Il en ressort qu’au moment de l’introduction de l’action devant la première instance, la créance en cause n’était pas suffisamment établie et certaine car il existait un doute sur l’existence d’un dommage matériel consistant en la privation du père du requérant d’une partie de son patrimoine.
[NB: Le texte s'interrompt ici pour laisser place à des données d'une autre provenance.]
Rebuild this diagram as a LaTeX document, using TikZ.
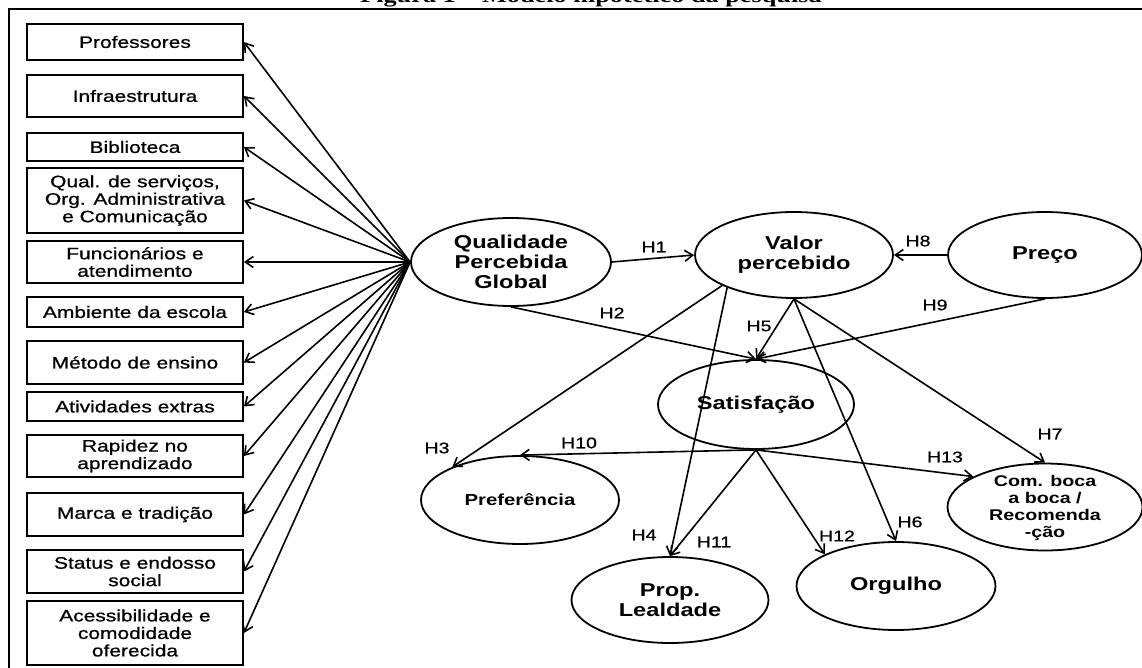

Même si le jugement du 15 décembre 1999 du tribunal de la ville de Sofia avait reconnu au père du requérant le droit de propriété sur les biens confisqués, ce jugement a été infirmé par la suite par deux juridictions supérieures qui se sont amplement motivées (voir l’affaire Kopecký précitée, § 59).

Il s’ensuit qu’à aucun moment de la procédure en cause, ni le requérant, ni son père, n’avaient une « valeur patrimoniale » suffisamment établie pour être considérée comme un « bien » au sens de l’article 1 du Protocole no 1.

Il s’ensuit que ce grief est incompatible ratione materiae avec les dispositions de la Convention au sens de l’article 35 § 3 et doit être rejeté en application de l’article 35 § 4.

Par ces motifs, la Cour, à l’unanimité,

Ajourne l’examen du grief du requérant tiré de l’article 6 § 1, relatif à la durée de la procédure civile ;

Déclare la requête irrecevable pour le surplus.